11 Christopher WhitleyDescribe Yourself
Christopher Whitley
Redshift Records TK529 (redshiftmusicsociety.bandcamp.com/track/describe-yourself)

Six contemporary pieces for violin by living composers who also happen to be fellow Canadians make an interesting artistic choice. Add to that remarkable Canadian violinist Christopher Whitley performing on the 1700 “Taft” Stradivarius violin and we get an album that is beaming with adventure, potency, depth and ingenuity. Multi-talented Whitley interprets, collaborates, vocalizes, contorts, draws and carries the various extended violin techniques and melodies with the outmost conviction, all the while staying centred in the resonance and beauty of the pure sound. He is a sound magician with a deep understanding of composer’s intentions.

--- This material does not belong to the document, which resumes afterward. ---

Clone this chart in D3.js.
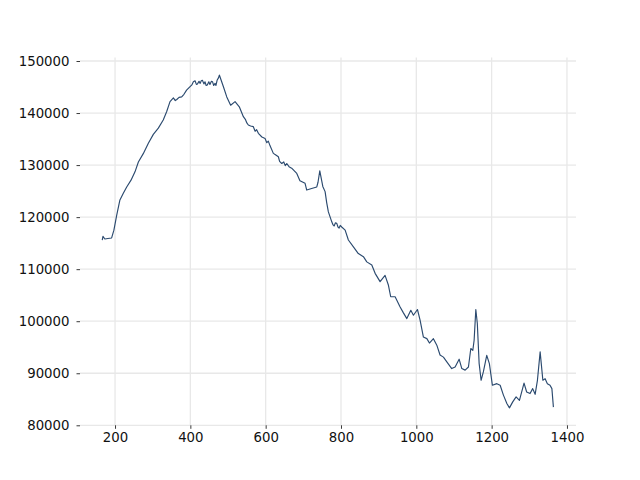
<!DOCTYPE html>
<html>
<head>
<meta charset="utf-8">
<script src="https://cdn.jsdelivr.net/npm/d3@7"></script>
<style>
  html, body { margin: 0; padding: 0; background: #fff; }
  svg { display: block; }
  text { font-family: "DejaVu Sans", sans-serif; }
</style>
</head>
<body>
<svg id="chart" width="640" height="480"></svg>
<script>
// ---- data ----
const xValues = [166,168,173,181,191,197,204.5,213,222,231,242.5,253,262,275,288.5,301.7,315,328,337,346,
  355,360,364,370,377,383,390,404,408,412.5,416,419,423,426,429,432,436,439,442,445,449,452,456,459,462,465.6,468,471,475,477,
  487.6,496.7,507,518.7,530,540.8,546,550,554,560,567,572,576,580.6,590,598.4,603,607,611.7,
  620.4,626,633.7,637,642.7,648,652,656,662,669,682.6,691,704.6,709,722,735.7,739,743.7,
  751.7,757.8,762,766.5,775.5,779,782,785,788.8,792,795,798,802,811,819.6,833,846,859.5,868.5,881.8,890.6,903.8,917,926,
  932,943.7,957,965,974.8,985.4,992.3,1003,1010,1018.8,1028,1034.8,1045.4,1054.4,1063,1072,1081,1094,1103,1113.7,
  1120.8,1129.6,1138.4,1144.7,1150,1153.5,1158,1162,1166.8,1172,1178,1187,1194,1202,1213.8,1222.6,1231.3,1240.4,1247.3,1256,
  1265,1273.8,1286,1293,1302,1309,1315.5,1321.6,1328.8,1336,1342,1348,1355,1360,1364];
const yValues = [115600,116300,115800,115900,116000,117500,120400,123300,124600,125800,127100,128700,130600,132200,134200,135900,137100,138650,140250,142200,
  142900,142400,142600,143000,143100,143600,144400,145400,146000,146200,145500,145600,146100,145700,146200,146300,145600,146000,145300,145400,146000,145500,146100,146000,145300,145700,145300,146300,146800,147300,
  145100,143100,141500,142200,141200,139300,138800,138100,137700,137500,137400,136500,136800,136100,135400,135100,134300,134600,133700,
  132250,132000,131600,130700,130300,130600,129900,130300,129700,129400,128400,127000,126500,125200,125500,125800,126700,128900,
  125900,124900,122800,121000,119100,118500,118300,118900,118800,118100,117900,118400,118100,117500,115600,114300,113000,112400,111400,110800,109200,107600,108800,106900,
  104700,104700,102750,101700,100500,102100,101150,102250,100200,96950,96650,95800,96650,95400,93500,93100,92200,90900,91200,92700,
  90900,90600,91200,94750,94400,96350,102250,99550,91900,88650,90250,93450,91850,87700,88000,87700,85800,84200,83350,84500,
  85450,84800,88100,86400,86100,87050,85950,88650,94100,88650,88950,88000,87700,87050,83500];
const xTicks = [200,400,600,800,1000,1200,1400];
const yTicks = [80000,90000,100000,110000,120000,130000,140000,150000];

// ---- layout ----
const svg = d3.select("#chart");
const plotLeft = 80, plotRight = 576, plotTop = 57.6, plotBottom = 425.3;

const x = d3.scaleLinear().domain([107, 1424]).range([plotLeft, plotRight]);
const y = d3.scaleLinear().domain([80000, 150000]).range([plotBottom, 61]);

// grid
svg.append("g").selectAll("line").data(xTicks).join("line")
  .attr("x1", d => x(d)).attr("x2", d => x(d))
  .attr("y1", plotTop).attr("y2", plotBottom)
  .attr("stroke", "#e8e8e8").attr("stroke-width", 1.3);
svg.append("g").selectAll("line").data(yTicks).join("line")
  .attr("x1", plotLeft).attr("x2", plotRight)
  .attr("y1", d => y(d)).attr("y2", d => y(d))
  .attr("stroke", "#e8e8e8").attr("stroke-width", 1.3);

// axes
const xAxis = d3.axisBottom(x).tickValues(xTicks).tickSize(3.5).tickPadding(3.5).tickFormat(d3.format("d"));
const yAxis = d3.axisLeft(y).tickValues(yTicks).tickSize(3.5).tickPadding(7).tickFormat(d3.format("d"));

const gx = svg.append("g").attr("transform", `translate(0,${plotBottom})`).call(xAxis);
const gy = svg.append("g").attr("transform", `translate(${plotLeft},0)`).call(yAxis);
[gx, gy].forEach(g => {
  g.select(".domain").remove();
  g.selectAll(".tick line").attr("stroke", "#222").attr("stroke-width", 0.9);
  g.selectAll(".tick text").attr("fill", "#111").style("font-size", "13.3px")
    .style("font-family", "'DejaVu Sans', sans-serif");
});

// line
const data = xValues.map((v, i) => [v, yValues[i]]);
svg.append("path").datum(data)
  .attr("fill", "none")
  .attr("stroke", "#2b4a6f")
  .attr("stroke-width", 1.15)
  .attr("stroke-linejoin", "round")
  .attr("d", d3.line().x(d => x(d[0])).y(d => y(d[1])));
</script>
</body>
</html>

Some of these pieces are oriented toward exploration of the fundamental violin sounds, others more experimental. What they have in common is the array of open spaces left for existential sound. Kara-Lis Coverdale’s Patterns in High Places is successful in creating a continuum of musical pathways that are both soothing and probing. Nicole Lizée’s Don’t Throw Your Head In Your Hands is a pure joy to listen to; a beautiful cinematic canvas underneath violin solos is created through unconventional sound manipulations using old karaoke tapes. The album closes with In Bruniquel Cave by Fjóla Evans, its atmosphere so mysterious and dark that we might feel we entered a secret chamber to hear the time passing.

A violinistic and compositional chamber of curiosities, Describe Yourself makes its mark through a grand execution of imaginative writing.